I would definitely have to say my father for being a visionary and a leader in the community. He is always pushing for change and growth but still taking time out to give back and help those in need. I also really admire Alexander B. Cummings who is the Executive Vice President at The Coca Cola Company. I’ve seen him speak a few times and he was so professional and accomplished. He echoed a quote that has always stuck with me: “The best way to predict the future is to create it.”

You interned for some popular hip-hop record labels in Atlanta like Purple Ribbon Label and DTP. There aren’t too many American cities where a young Liberian can have access to those type of opportunities. What was it like growing up in the Atlanta area and can you describe the Liberian community there?

I actually grew up in Buford, GA which is like suburban Atlanta; but when I went to college at Georgia State University I was able to really take advantage of the thriving Atlanta music scene. It seems like I started to pursue music at the right time because the music scene started to really take off here around that time. Artists like T.I., Ludacris, and Lil Jon were starting to make waves at the national level so it sort of worked out for me. I remember being in the city when Young Jeezy took off and there were Trap or Die Posters literally on very block. The Liberian community in Atlanta is very strong and vibrant. There’s a real culture here; plenty of events, festivals, and quality Liberian restaurants. The Liberian Association of Metropolitan Atlanta recently opened a community center here.

Tell us about your upcoming #ATLiberia project. What inspired it and what artists can we expect to hear on the project?
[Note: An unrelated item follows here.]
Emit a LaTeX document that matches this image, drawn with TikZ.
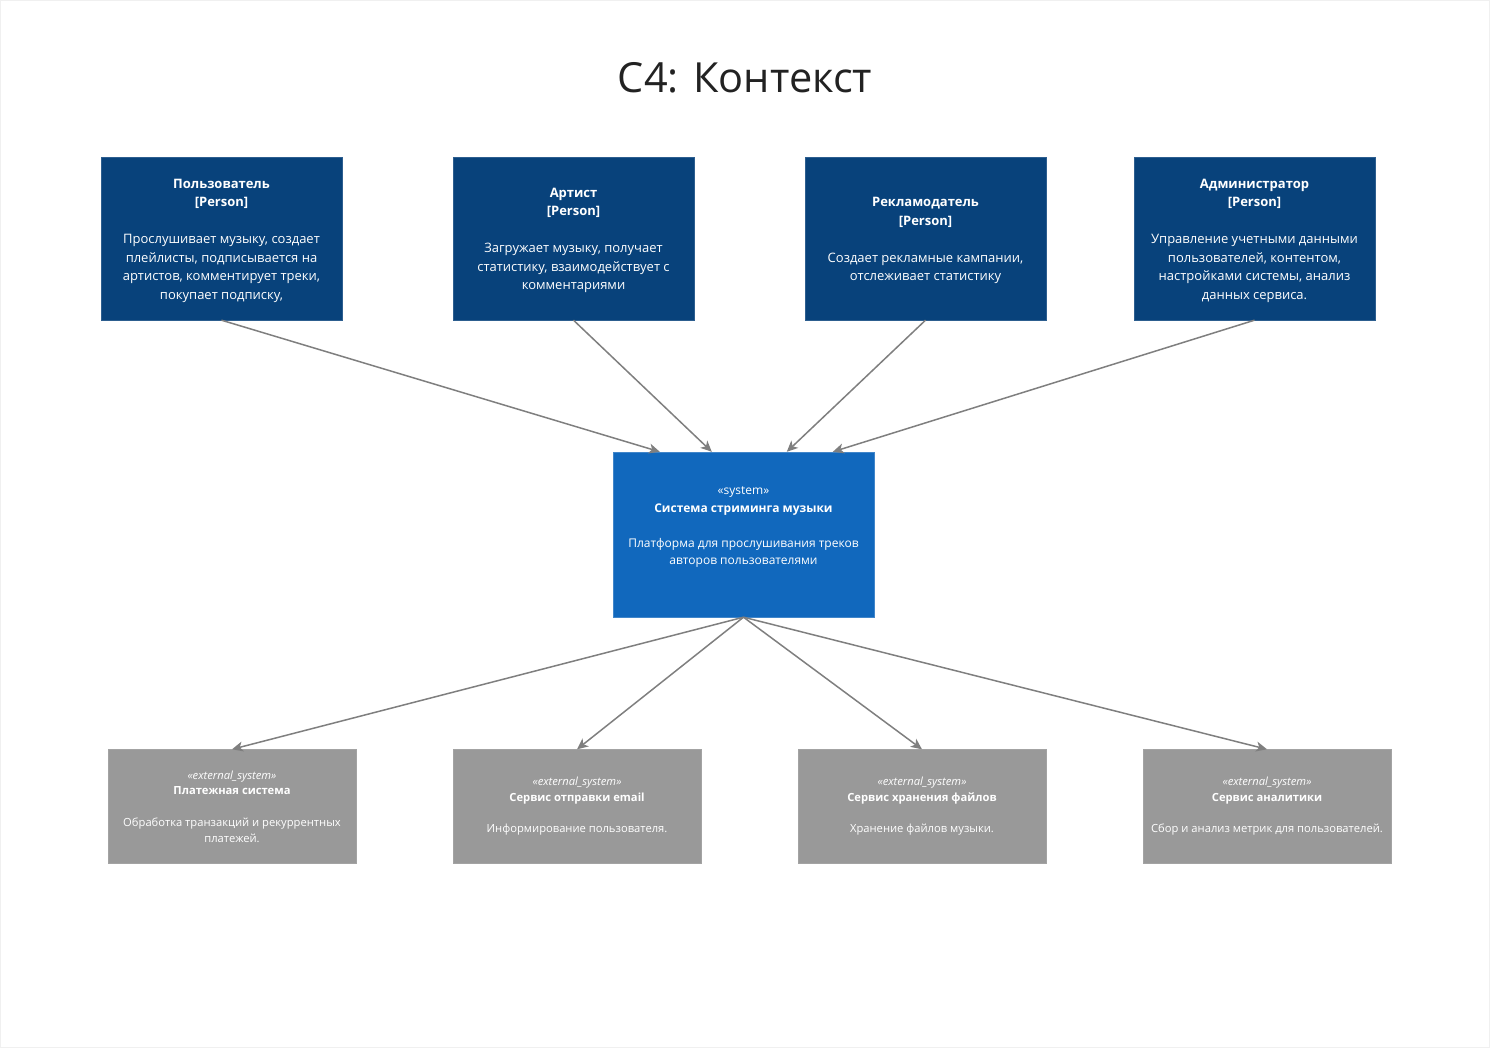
\documentclass[tikz,border=0pt]{standalone}
\usepackage{fontspec}
\setmainfont{Open Sans}
\usetikzlibrary{arrows.meta,calc}
\definecolor{personblue}{HTML}{08427B}
\definecolor{sysblue}{HTML}{1168BD}
\definecolor{extgray}{HTML}{999999}
\definecolor{linegray}{HTML}{7F7F7F}
\definecolor{titlegray}{HTML}{222222}
\tikzset{
  personbox/.style={fill=personblue, draw=personblue!85!white, minimum width=241, minimum height=163, inner sep=0},
  persontext/.style={text=white, align=center, inner sep=0, font=\fontsize{13}{18.5}\selectfont},
  sysbox/.style={fill=sysblue, draw=sysblue!80!white, minimum width=261, minimum height=165, inner sep=0},
  systext/.style={text=white, align=center, inner sep=0,
    font=\fontsize{12}{17.5}\selectfont},
  extbox/.style={fill=extgray, draw=extgray!90!white, text=white,
    minimum width=248, minimum height=114, align=center,
    inner sep=0, font=\fontsize{11.2}{15.7}\selectfont},
  rel/.style={draw=linegray, line width=1.5pt, -{Stealth[length=11pt, width=10pt, inset=3pt]}},
}
\newcommand{\extst}{{\itshape\fontsize{11.2}{15.7}\selectfont «external\_system»}}
\begin{document}
\begin{tikzpicture}[x=1pt, y=-1pt]
\useasboundingbox (0,0) rectangle (1490,1048);
\draw[draw=black!6, line width=1pt] (0.5,0.5) rectangle (1489.5,1047.5);

\node[text=titlegray, font=\fontsize{41.5}{48}\selectfont, inner sep=0] (title) at (745,78) {C4: Контекст};

\node[personbox] (user) at (221.5,238.5) {};
\node[personbox] (artist) at (573.5,238.5) {};
\node[personbox] (adv) at (925.5,238.5) {};
\node[personbox] (admin) at (1254.5,238.5) {};

\node[persontext] (usertxt) at (221.5,240.5) {\textbf{Пользователь}\\\relax\textbf{[Person]}\\~\\Прослушивает музыку, создает\\плейлисты, подписывается на\\артистов, комментирует треки,\\покупает подписку,};
\node[persontext] (artisttxt) at (573.5,240.5) {\textbf{Артист}\\\relax\textbf{[Person]}\\~\\Загружает музыку, получает\\статистику, взаимодействует с\\комментариями};
\node[persontext] (advtxt) at (925.5,240.5) {\textbf{Рекламодатель}\\\relax\textbf{[Person]}\\~\\Создает рекламные кампании,\\отслеживает статистику};
\node[persontext] (admintxt) at (1254.5,240.5) {\textbf{Администратор}\\\relax\textbf{[Person]}\\~\\Управление учетными данными\\пользователей, контентом,\\настройками системы, анализ\\данных сервиса.};

\node[sysbox] (sys) at (743.5,534.5) {};
\node[systext] (systxt) at (743.5,527) {«system»\\\textbf{Система стриминга музыки}\\~\\Платформа для прослушивания треков\\авторов пользователями};

\node[extbox] (pay) at (232,806.5) {\extst\\\textbf{Платежная система}\\~\\Обработка транзакций и рекуррентных\\платежей.};
\node[extbox] (mail) at (577,806.5) {\extst\\\textbf{Сервис отправки email}\\~\\Информирование пользователя.};
\node[extbox] (files) at (922,806.5) {\extst\\\textbf{Сервис хранения файлов}\\~\\Хранение файлов музыки.};
\node[extbox] (stats) at (1267,806.5) {\extst\\\textbf{Сервис аналитики}\\~\\Сбор и анализ метрик для пользователей.};

\coordinate (t1) at ($(sys.north west)+(47,0)$);
\coordinate (t2) at ($(sys.north west)+(99,0)$);
\coordinate (t3) at ($(sys.north west)+(174,0)$);
\coordinate (t4) at ($(sys.north west)+(220,0)$);

\draw[rel] (user.south) -- (t1);
\draw[rel] (artist.south) -- (t2);
\draw[rel] (adv.south) -- (t3);
\draw[rel] (admin.south) -- (t4);

\draw[rel] (sys.south) -- (pay.north);
\draw[rel] (sys.south) -- (mail.north);
\draw[rel] (sys.south) -- (files.north);
\draw[rel] (sys.south) -- (stats.north);
\end{tikzpicture}
\end{document}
#ATLiberia is a compilation project featuring various artists from here and abroad where I’m taking elements of African music and bringing them into my world of Hip Hop and Pop. I have features from Verse Simmonds, Kardinal Offishall, D Woods, Lloyd Musa, 2C, and plenty more! It’s going to be fresh, fly, and progressive. I really want to bridge the gap between African music and pop culture and I think this project will help do that. The name is an obvious play on my upbringing and heritage: Atlanta Raised, Liberian Made.